Homiletic Professor Michael P. Knowles comments on the various last line of the Gospel Lesson about the stone rejected by the builders which comes from Psalm 118:22-23:
Stone carver
“’Have you never read in the scriptures: ‘The stone that the builders rejected has become the cornerstone; this was the Lord’s doing, and it is amazing in our eyes”? Although rabbinic applications of this text to Abraham, David, and the Messiah are apparently of later provenance, and contemporary Jewish interpretations refer either to the literal temple (Sol. 22:7-8;23:4) or to the community of the faithful (1QS 8:7), Jesus boldly applies the passage to himself. He himself is its fulfillment.” in Hearing the Old Testament in the New Testament, pg. 65-66)
Jesus Himself thus uses a Christological rather than literal interpretation of Psalm 118. At the time of Jesus, Jewish interpretation of that same text as Knowles points out referred the text to the temple in Jerusalem or to the Jewish people as a whole.
Jesus’ question to His fellow Jews, “Have you never read in the scriptures….?”, isn’t about just literally reading the words. Of course they had read the words and that is why He can ask about them. They all were familiar with the text. What Jesus challenges them on is their understanding of the text: their interpretation of the words. As is done often in the New Testament, the words of the Old Testament Scriptures – the Jewish scriptures – are interpreted to refer to Christ Himself.
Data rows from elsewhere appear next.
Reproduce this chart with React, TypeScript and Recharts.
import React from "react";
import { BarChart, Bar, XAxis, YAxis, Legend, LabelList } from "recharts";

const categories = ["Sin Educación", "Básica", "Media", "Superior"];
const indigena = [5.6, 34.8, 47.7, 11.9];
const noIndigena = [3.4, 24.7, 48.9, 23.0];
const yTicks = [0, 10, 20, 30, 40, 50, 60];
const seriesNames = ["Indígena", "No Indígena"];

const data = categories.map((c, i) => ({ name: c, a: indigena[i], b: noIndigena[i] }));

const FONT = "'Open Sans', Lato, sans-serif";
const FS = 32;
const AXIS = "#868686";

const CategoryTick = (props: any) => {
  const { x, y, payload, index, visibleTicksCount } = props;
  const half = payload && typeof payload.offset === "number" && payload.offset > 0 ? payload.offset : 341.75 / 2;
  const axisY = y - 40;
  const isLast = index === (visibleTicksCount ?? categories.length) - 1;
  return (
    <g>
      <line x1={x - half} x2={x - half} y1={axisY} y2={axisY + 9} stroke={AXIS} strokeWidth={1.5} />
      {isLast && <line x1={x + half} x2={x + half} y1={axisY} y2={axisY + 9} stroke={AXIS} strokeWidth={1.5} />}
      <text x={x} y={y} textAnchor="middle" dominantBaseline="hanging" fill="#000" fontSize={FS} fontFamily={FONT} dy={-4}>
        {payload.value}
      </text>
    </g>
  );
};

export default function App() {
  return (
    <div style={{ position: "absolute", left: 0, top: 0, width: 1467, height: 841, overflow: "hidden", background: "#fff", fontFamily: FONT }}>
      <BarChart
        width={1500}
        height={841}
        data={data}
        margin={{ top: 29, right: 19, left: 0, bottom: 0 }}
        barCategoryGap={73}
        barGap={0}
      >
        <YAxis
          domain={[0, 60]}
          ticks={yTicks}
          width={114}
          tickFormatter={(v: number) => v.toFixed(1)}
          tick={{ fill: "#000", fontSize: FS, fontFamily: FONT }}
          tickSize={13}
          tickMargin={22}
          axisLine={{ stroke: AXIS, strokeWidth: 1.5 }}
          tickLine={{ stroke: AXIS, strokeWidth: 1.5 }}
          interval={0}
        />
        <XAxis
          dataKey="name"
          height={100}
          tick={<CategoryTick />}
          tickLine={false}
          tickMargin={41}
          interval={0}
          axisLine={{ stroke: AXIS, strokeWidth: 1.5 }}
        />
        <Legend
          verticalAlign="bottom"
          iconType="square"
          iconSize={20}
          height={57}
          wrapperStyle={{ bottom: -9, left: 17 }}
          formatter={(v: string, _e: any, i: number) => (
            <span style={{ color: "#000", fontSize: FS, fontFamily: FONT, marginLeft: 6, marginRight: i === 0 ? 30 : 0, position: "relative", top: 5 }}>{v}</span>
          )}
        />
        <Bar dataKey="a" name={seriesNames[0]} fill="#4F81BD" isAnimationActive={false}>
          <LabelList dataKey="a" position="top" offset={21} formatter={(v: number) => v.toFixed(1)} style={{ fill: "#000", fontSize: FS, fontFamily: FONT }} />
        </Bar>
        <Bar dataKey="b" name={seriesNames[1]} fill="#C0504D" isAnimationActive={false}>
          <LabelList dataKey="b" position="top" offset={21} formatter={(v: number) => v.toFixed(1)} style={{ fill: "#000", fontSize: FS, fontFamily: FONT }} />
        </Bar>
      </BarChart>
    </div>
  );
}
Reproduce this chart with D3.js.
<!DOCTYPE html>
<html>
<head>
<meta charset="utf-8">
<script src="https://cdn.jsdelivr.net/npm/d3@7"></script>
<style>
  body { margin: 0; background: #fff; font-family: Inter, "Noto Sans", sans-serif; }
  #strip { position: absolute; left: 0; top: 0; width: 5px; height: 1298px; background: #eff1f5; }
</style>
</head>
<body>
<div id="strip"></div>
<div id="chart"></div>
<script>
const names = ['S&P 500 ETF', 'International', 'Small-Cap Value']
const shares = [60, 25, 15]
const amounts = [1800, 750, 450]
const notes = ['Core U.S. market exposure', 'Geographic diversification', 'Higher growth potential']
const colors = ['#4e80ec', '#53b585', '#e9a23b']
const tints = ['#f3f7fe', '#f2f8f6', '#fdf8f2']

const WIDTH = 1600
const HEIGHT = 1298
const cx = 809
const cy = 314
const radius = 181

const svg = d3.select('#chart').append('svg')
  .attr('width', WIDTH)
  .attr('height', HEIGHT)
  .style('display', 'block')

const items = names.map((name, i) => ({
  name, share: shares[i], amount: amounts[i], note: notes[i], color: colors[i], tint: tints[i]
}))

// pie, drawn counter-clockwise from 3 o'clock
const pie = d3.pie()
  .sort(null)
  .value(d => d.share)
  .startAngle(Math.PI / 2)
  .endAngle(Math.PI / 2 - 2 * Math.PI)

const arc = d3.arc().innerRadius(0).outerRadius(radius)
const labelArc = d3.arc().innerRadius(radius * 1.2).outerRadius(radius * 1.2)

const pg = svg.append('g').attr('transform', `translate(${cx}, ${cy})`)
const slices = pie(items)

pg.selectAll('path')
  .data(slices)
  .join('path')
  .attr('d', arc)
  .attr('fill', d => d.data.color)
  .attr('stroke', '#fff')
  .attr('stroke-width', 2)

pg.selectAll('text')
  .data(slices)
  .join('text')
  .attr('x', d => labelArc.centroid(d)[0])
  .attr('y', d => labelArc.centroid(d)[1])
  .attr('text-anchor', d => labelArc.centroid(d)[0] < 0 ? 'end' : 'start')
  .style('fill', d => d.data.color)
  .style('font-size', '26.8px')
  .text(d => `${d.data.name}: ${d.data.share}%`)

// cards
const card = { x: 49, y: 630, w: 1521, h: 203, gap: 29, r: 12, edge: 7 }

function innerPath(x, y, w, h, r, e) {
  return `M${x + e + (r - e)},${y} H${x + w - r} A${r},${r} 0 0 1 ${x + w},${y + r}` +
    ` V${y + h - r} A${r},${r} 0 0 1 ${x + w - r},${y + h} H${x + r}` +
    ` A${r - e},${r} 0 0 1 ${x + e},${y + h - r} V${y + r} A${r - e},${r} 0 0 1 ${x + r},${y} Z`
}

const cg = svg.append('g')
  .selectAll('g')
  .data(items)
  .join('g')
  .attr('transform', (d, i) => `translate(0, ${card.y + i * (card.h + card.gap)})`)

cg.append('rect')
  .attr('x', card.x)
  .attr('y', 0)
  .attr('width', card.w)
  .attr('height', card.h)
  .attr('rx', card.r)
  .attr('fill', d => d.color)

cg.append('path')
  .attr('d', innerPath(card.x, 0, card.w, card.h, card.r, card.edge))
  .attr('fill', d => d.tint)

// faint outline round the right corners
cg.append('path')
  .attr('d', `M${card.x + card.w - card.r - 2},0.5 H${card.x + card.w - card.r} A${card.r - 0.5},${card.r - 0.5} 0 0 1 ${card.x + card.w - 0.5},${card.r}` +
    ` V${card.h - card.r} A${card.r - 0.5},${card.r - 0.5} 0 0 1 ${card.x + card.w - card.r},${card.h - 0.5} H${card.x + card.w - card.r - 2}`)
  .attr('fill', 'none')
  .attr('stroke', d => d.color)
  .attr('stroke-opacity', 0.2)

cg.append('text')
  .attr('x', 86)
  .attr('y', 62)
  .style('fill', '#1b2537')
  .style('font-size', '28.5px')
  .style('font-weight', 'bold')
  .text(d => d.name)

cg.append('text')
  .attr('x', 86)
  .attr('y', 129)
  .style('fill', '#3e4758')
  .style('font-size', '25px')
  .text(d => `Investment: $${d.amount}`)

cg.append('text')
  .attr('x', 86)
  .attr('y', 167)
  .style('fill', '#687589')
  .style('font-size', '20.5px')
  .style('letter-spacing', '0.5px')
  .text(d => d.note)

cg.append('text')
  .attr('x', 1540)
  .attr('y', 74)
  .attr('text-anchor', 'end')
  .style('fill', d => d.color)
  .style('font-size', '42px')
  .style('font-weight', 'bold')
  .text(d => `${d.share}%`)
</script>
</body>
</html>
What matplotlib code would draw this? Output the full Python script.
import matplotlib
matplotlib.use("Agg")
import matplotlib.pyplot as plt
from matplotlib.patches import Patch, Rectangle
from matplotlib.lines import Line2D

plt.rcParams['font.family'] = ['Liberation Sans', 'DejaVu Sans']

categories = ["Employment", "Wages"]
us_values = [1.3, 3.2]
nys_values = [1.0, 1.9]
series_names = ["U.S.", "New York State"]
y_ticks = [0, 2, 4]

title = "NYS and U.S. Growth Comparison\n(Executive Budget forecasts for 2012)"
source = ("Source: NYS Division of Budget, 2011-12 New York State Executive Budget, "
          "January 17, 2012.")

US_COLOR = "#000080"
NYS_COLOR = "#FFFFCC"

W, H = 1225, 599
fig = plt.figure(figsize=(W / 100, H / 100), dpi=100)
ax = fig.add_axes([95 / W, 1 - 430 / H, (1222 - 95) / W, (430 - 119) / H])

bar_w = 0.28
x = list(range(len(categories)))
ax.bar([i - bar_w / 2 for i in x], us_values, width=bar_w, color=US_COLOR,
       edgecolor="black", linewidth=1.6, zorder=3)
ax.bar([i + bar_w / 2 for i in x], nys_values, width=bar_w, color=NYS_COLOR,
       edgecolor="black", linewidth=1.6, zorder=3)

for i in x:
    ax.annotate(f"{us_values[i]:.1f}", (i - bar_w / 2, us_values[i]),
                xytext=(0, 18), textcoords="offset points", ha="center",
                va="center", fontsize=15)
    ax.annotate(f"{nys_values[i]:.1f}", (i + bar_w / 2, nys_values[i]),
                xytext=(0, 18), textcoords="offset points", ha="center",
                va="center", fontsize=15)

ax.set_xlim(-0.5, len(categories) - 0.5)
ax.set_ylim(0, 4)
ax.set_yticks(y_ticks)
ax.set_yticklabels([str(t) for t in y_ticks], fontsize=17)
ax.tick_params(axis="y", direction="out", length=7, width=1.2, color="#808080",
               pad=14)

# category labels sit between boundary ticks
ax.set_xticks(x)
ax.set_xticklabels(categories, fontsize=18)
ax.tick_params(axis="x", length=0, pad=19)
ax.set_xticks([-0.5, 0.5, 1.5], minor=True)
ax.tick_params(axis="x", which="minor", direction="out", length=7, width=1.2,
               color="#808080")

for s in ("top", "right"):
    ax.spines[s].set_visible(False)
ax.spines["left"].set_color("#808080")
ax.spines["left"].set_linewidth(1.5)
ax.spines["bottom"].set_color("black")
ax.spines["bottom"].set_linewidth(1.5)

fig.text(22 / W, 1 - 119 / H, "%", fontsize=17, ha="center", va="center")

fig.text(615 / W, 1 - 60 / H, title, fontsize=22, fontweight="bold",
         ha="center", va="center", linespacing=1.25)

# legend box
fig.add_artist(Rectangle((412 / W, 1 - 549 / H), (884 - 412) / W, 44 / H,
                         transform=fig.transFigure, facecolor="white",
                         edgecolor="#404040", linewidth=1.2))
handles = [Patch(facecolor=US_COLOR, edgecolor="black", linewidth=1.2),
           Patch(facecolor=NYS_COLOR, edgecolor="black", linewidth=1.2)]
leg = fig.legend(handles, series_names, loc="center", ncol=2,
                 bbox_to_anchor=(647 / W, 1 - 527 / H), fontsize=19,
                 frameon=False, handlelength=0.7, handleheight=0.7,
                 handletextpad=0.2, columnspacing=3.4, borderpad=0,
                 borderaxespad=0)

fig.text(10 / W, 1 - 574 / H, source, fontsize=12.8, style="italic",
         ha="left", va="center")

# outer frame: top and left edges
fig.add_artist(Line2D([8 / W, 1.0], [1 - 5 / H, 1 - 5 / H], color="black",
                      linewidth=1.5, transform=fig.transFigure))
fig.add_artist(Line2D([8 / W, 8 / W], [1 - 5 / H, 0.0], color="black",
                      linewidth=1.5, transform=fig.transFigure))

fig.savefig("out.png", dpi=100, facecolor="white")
Whatever their original context, and whatever other purposes they may have served in Judaism, are superseded by their fulfillment in Jesus Christ.
The idea of Christ both fulfilling and giving meaning to all of the Scriptures is reflected in the hymn below from Vespers for September 1, the Church’s New Year’s Eve.
HE WHO WROTE THE LAW ON MOUNT SINAI IN DAYS OF OLD
CAME INCARNATE TO THE TOWN OF NAZARETH:
CHRIST OUR GOD TOOK THE SCROLL OF THE PROPHET IN HIS HANDS.
AFTER HE READ, HE ROLLED IT UP AND TAUGHT THE PEOPLE
THAT THE SCRIPTURES REACH THEIR FULFILLMENT IN HIM!
Note that in the hymn it is Christ, the Word of God, who wrote the Law given to Moses on the mountain. This is a common assumption of many Eastern Patristic writers; the theophanies of God recorded in the Old Testament are encounters with God’s Word, the pre-incarnate Christ. The hymn goes on to say that the incarnate Christ in reading the scroll aloud is speaking the words He wrote in scripture! He then interprets for His fellow, contemporary Jews these Scriptures which He gave to the Israelites of old and says that these ancient words, prophesies and promises are all fulfilled in Him. The pre-incarnate Christ spoke to the Jews of old, so that when He appeared on earth He the Messiah would be recognized through His words which they recorded in their Scriptures.
Thus when the Jews of Christ’s day encountered the Word become flesh (John 1) in Jesus Christ, the Word which their ancestors had received and recorded in their Scriptures would be recognizable to them and finally made clear. The purpose of the Word speaking to the ancient Jews was not just for the sake of the ancient Jews, but to prepare the future generations to recognize Him when He became flesh.